After five months of being a resident physician, I found myself in my patient’s shoes. I came home for Thanksgiving in 2021, and found myself not feeling so well. Since I had taken care of COVID patients in the hospital, I went to get tested, and tested negative. However, I developed some nausea and vomiting that eventually landed me in a local ER. With no known significant lung history and an unknown cause, I slowly but acutely developed respiratory distress, and eventually asked for intubation. I was placed in a medically-induced coma, and shortly after, was transferred to a larger medical center for more advanced care.

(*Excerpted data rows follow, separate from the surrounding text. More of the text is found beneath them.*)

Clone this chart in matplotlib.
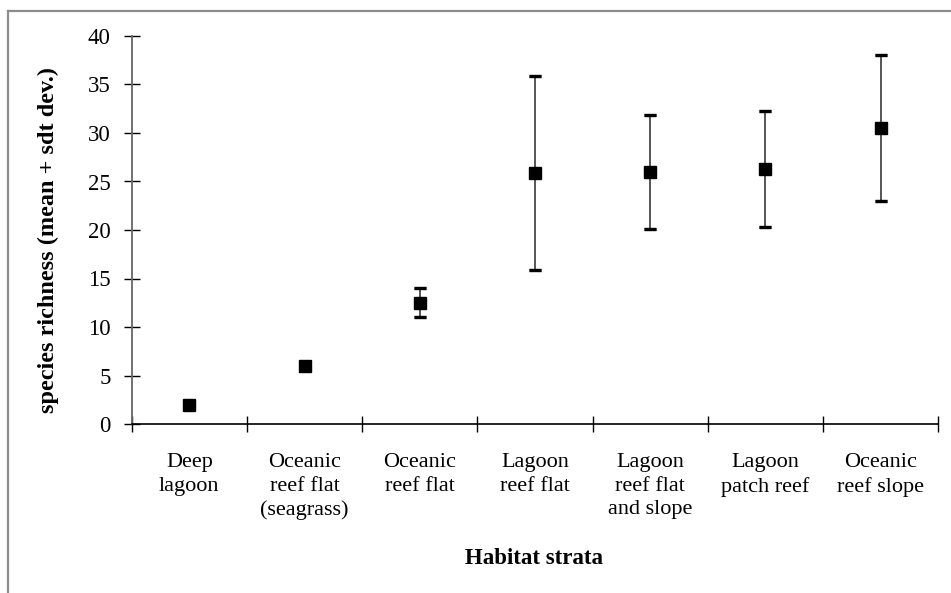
import numpy as np
import matplotlib
matplotlib.use("Agg")
import matplotlib.pyplot as plt
from matplotlib.lines import Line2D

# habitat strata and species richness (mean, sd)
habitats = ["Deep\nlagoon", "Oceanic\nreef flat\n(seagrass)", "Oceanic\nreef flat",
            "Lagoon\nreef flat", "Lagoon\nreef flat\nand slope", "Lagoon\npatch reef",
            "Oceanic\nreef slope"]
mean_richness = [2.0, 6.0, 12.5, 25.9, 26.0, 26.3, 30.5]
sd_richness = [0.0, 0.0, 1.5, 10.0, 5.9, 5.95, 7.5]
y_ticks = [0, 5, 10, 15, 20, 25, 30, 35, 40]

plt.rcParams["font.family"] = ["Liberation Serif", "DejaVu Serif"]

fig = plt.figure(figsize=(9.51, 5.93), dpi=100)
ax = fig.add_axes([131.7 / 951, 1 - 424 / 593, (938.3 - 131.7) / 951, (424 - 36) / 593])

x = np.arange(len(habitats)) + 0.5
ax.errorbar(x, mean_richness, yerr=sd_richness, fmt="s", color="black",
            markersize=8, ecolor="#555555", elinewidth=1.4, capsize=4.3,
            capthick=2.2, zorder=3)
# caps drawn black on top of grey stems
for xi, m, s in zip(x, mean_richness, sd_richness):
    if s > 0:
        ax.plot([xi, xi], [m - s, m + s], linestyle="none", marker="_",
                markersize=8.6, markeredgewidth=2.4, color="black", zorder=4)

ax.set_xlim(0, len(habitats))
ax.set_ylim(0, 40)
ax.set_yticks(y_ticks)
ax.set_xticks(np.arange(len(habitats) + 1))
ax.set_xticklabels([])
ax.set_xticks(x, minor=True)
ax.set_xticklabels(habitats, minor=True, fontsize=16, linespacing=1.32)
ax.tick_params(axis="x", which="minor", length=0, pad=21)
ax.tick_params(axis="x", which="major", direction="inout", length=11, width=1.0, color="black")
ax.tick_params(axis="y", direction="inout", length=12, width=1.0, labelsize=16.5, pad=9)

for side in ["top", "right"]:
    ax.spines[side].set_visible(False)
ax.spines["left"].set_color("#666666")
ax.spines["left"].set_linewidth(1.3)
ax.spines["bottom"].set_color("black")
ax.spines["bottom"].set_linewidth(1.2)

ax.set_ylabel("species richness (mean + sdt dev.)", fontsize=17.5, fontweight="bold")
ax.yaxis.set_label_coords(-0.09, 0.475)
fig.text(534 / 951, 1 - 559 / 593, "Habitat strata", fontsize=16.5, fontweight="bold",
         ha="center", va="center")

# outer chart-area border (top and left visible)
fig.add_artist(Line2D([8 / 951, 8 / 951], [0, 1 - 11 / 593], transform=fig.transFigure,
                      color="#8c8c8c", linewidth=1.6))
fig.add_artist(Line2D([8 / 951, 1], [1 - 11 / 593, 1 - 11 / 593], transform=fig.transFigure,
                      color="#8c8c8c", linewidth=1.6))

fig.savefig("out.png", dpi=100)
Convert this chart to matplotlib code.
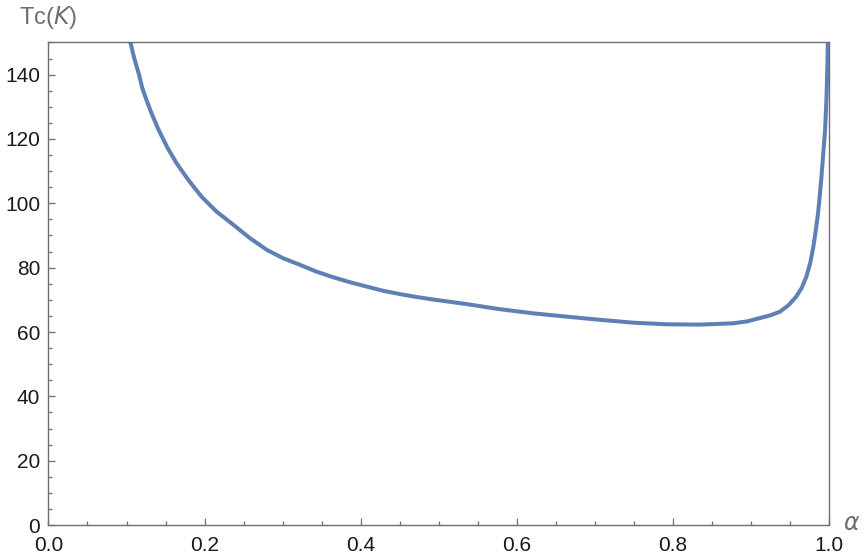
import matplotlib.pyplot as plt
from matplotlib.ticker import MultipleLocator

# values
alpha = [0.105, 0.110, 0.116, 0.120, 0.125, 0.132, 0.141, 0.152, 0.164,
         0.180, 0.196, 0.215, 0.237, 0.258, 0.280, 0.300, 0.322, 0.343,
         0.365, 0.386, 0.408, 0.429, 0.450, 0.471, 0.493, 0.535, 0.578,
         0.621, 0.663, 0.706, 0.749, 0.792, 0.835, 0.877, 0.895, 0.911,
         0.925, 0.937, 0.948, 0.958, 0.965, 0.971, 0.976, 0.980, 0.983,
         0.986, 0.988, 0.990, 0.9925, 0.995, 0.9968, 0.998, 0.9985]
tc = [150, 145, 140, 136, 132.5, 128, 122.9, 117.5, 112.5,
      107, 102.1, 97.5, 93.3, 89.2, 85.5, 83.0, 80.9, 78.8,
      77.0, 75.5, 74.1, 72.8, 71.8, 70.9, 70.1, 68.7, 67.1,
      65.8, 64.8, 63.8, 62.9, 62.4, 62.3, 62.7, 63.3, 64.3,
      65.2, 66.3, 68.3, 71.0, 73.7, 77.2, 81.5, 86.6, 91.5,
      97.0, 102, 107.3, 115, 122.9, 133, 143.6, 150]

x_ticks = [0.0, 0.2, 0.4, 0.6, 0.8, 1.0]
y_ticks = [0, 20, 40, 60, 80, 100, 120, 140]

plt.rcParams['font.family'] = ['Liberation Sans', 'DejaVu Sans']

fig = plt.figure(figsize=(8.64, 5.59), dpi=100)
ax = fig.add_axes([0.0561, 0.0608, 0.9034, 0.8632])

ax.plot(alpha, tc, color='#5e81b5', lw=2.9, solid_joinstyle='round')

ax.set_xlim(0, 1)
ax.set_ylim(0, 150)
ax.set_xticks(x_ticks)
ax.set_xticklabels(['%.1f' % v for v in x_ticks])
ax.set_yticks(y_ticks)
ax.xaxis.set_minor_locator(MultipleLocator(0.05))
ax.yaxis.set_minor_locator(MultipleLocator(5))

for s in ax.spines.values():
    s.set_color('#6e6e6e')
    s.set_linewidth(1.0)

ax.tick_params(which='both', direction='in', color='#6e6e6e', width=0.9,
               labelsize=15, labelcolor='#1a1a1a')
ax.tick_params(which='major', length=5)
ax.tick_params(which='minor', length=3)
ax.tick_params(axis='y', pad=6)
ax.tick_params(axis='x', pad=8)

fig.text(0.022, 0.968, r'Tc($K$)', fontsize=17, color='#6e6e6e',
         ha='left', va='center')
fig.text(0.976, 0.063, r'$\alpha$', fontsize=17, color='#6e6e6e',
         ha='left', va='center')

fig.savefig('out.png', dpi=100)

I was then placed on ECMO, a heart-lung machine. Just a couple weeks later, my family had to make the decision to place me on the lung transplant list. We had talked about this as a family in the past, and they knew that I would have wanted to donate my organs, and therefore, would be willing to accept a donor organ.
People around the world were praying for me; even to this day, I meet or talk to someone who has prayed for “the girl who needed a lung transplant.” After one dry run, I received my double lung transplant about a month and a half later, in February 2022. I am so thankful for the gracious act of my donor and their family, for their decision of organ donation, and for God giving me a second chance at life.
Because of the generous gift of organ donation, I was able to see my dad one last time, on my birthday, while I was recovering in the hospital, before he passed away a couple weeks later. I am also able to continue my dream of pursuing a career in medicine, and hope to take what I learned as a patient to bring positive change to patient care. I am thankful for each day that I wake up, and for every breath I take. While that was the hardest year in my life so far, and not the path I would have chosen, I can wholeheartedly say that “it is God that giveth me with strength, and maketh my way perfect.”